Guardando a questa nostra contemporaneità – che è lo scopo sempre vivo di Passion&Linguaggi – non possiamo che constatare come abbiamo svuotato di significato la festa, che ormai non porta nemmeno lo stendardo della sua essenza. Osserviamo prima di tutto la distorsione: se il punto dal quale siamo partiti – la festa come momento straordinario di fronte all’ordinario – è valido, ci accorgiamo che il momento felix del riconoscimento del bello e del ben fatto dentro le nostre vite è un’eccezione – che, forse anche perché promessa come sempre disponibile, stenta tuttavia ad avverarsi. Un’eccezione a sua volta confermata dalla frustrazione generata in noi dall’aleatorietà circa la durata della festa, dalle modalità di celebrazione sempre uguale a se stessa (“Natale con i tuoi, Pasqua con chi vuoi!”), dal senso di vuoto che lascia dietro sé una volta terminata. E forse ancor più dall’ordinarietà, dalla patina di normalità che assume, svuotata di senso; quella che il 24 dicembre ci fa dire che “anche quest’anno è arrivato il Natale” e il 25 alle sei del pomeriggio ci fa esclamare con stanchezza che “s’è fatto Natale anche per quest’anno”.
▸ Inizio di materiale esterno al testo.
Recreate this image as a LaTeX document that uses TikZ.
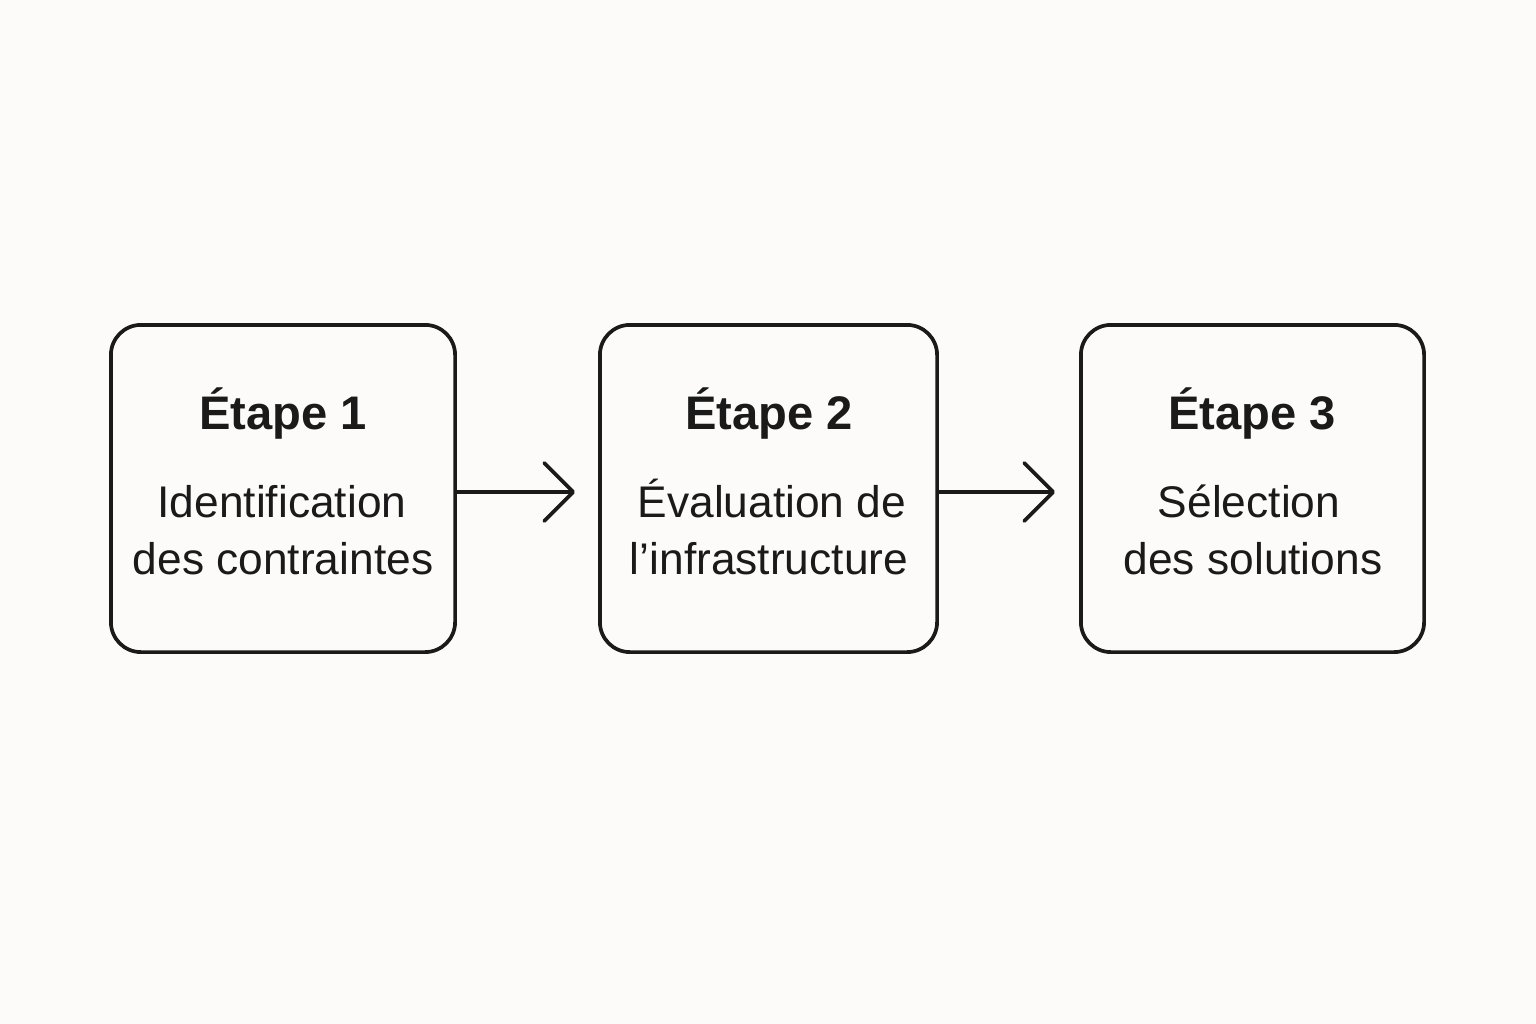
\documentclass[tikz,border=0pt]{standalone}
\usepackage{fontspec}
\setmainfont{Liberation Sans}
\usetikzlibrary{arrows.meta}
\definecolor{bg}{HTML}{FCFBF9}
\definecolor{ink}{HTML}{1A1A1A}
\begin{document}
\begin{tikzpicture}[x=0.01cm,y=-0.01cm,
  stepbox/.style={draw=ink,line width=0.37mm,rounded corners=3mm,minimum width=#1,minimum height=32.7mm,inner sep=0pt},
  title/.style={font=\fontsize{13.4pt}{15pt}\selectfont\bfseries,text=ink,anchor=base,inner sep=0pt},
  body/.style={font=\fontsize{12.6pt}{15pt}\selectfont,text=ink,anchor=base,inner sep=0pt},
  conn/.style={draw=ink,line width=0.37mm,-{Straight Barb[length=2.9mm,width=5.8mm,line width=0.37mm,round]}}]
\fill[bg] (0,0) rectangle (1536,1024);
\useasboundingbox (0,0) rectangle (1536,1024);
\node[stepbox=34.4mm] (b1) at (283,488.5) {};
\node[stepbox=33.7mm] (b2) at (768.5,488.5) {};
\node[stepbox=34.3mm] (b3) at (1252.5,488.5) {};
\node[title] (t1) at (283,429) {Étape 1};
\node[title] (t2) at (769,429) {Étape 2};
\node[title] (t3) at (1252,429) {Étape 3};
\node[body] (d1a) at (282,517) {Identification};
\node[body] (d1b) at (283,574) {des contraintes};
\node[body] (d2a) at (772,517) {Évaluation de};
\node[body] (d2b) at (769,574) {l’infrastructure};
\node[body] (d3a) at (1249,517) {Sélection};
\node[body] (d3b) at (1253,574) {des solutions};
\coordinate (e1) at (575,492);
\coordinate (e2) at (1055,492);
\draw[conn] (b1.east |- e1) -- (e1);
\draw[conn] (b2.east |- e2) -- (e2);
\end{tikzpicture}
\end{document}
Se non riconosciamo il senso della festa e la riduciamo ad amarcord con l’insegna al neon della tradizione, che cosa resta del bello che la festa vuole riportarci? Che cosa sopravvive al rito acritico e inconsapevole del consumismo, ai pranzi, alle cene, ai regali fatti per forza volentieri? Qual è l’entità dell’autorete che ci stiamo facendo nel non celebrare la festa per il significato che noi stessi esseri umani siamo stati in grado di riconoscerle ed assegnarle, al punto da conferire a queste giornate la dignità speciale che…avevano?

E poi: riconosciamo ancora il valore del ben fatto al punto da porlo a fondamenta del nostro agire e facendo dipendere da questo parametro almeno parte della nostra realizzazione, della nostra felicità individuale? Nell’era delle deteriori liberalizzazione e relativizzazione del tutto, non corriamo forse il rischio di disconoscere a noi stessi le basi sulle quali imperniamo il nostro senso, di scavarci le fondamenta sotto i piedi fino a crollare nell’indistinguibilità dei significati ai quali aggrapparci almeno parzialmente, grazie ai quali riconoscerci il positivo e misurarci con il negativo, intersoggettivamente e intimamente? Su quali criteri stiamo misurando le nostre esistenze, per che cosa ci stiamo giocando? La distruzione novecentesca di tutte le oggettività che hanno composto la nostra storia non si è configurata come risposta valida, almeno e soprattutto nei termini di foriera di un senso e un’alternativa oggettivamente valida nella quale trovarci creatori di senso della nostra vita.

Attendiamo allora l’alba di nuovi significati e riscoperte che la festa torni a riempire di senso antropologico, appellandoci alla creatività umana come capacità di scomporre e ricomporre in modi almeno in parte originali l’esistente, facendo virtù del possibile e del disponibile per dischiudere un orizzonte che, festosamente, sia di nuovo capace di realizzarci.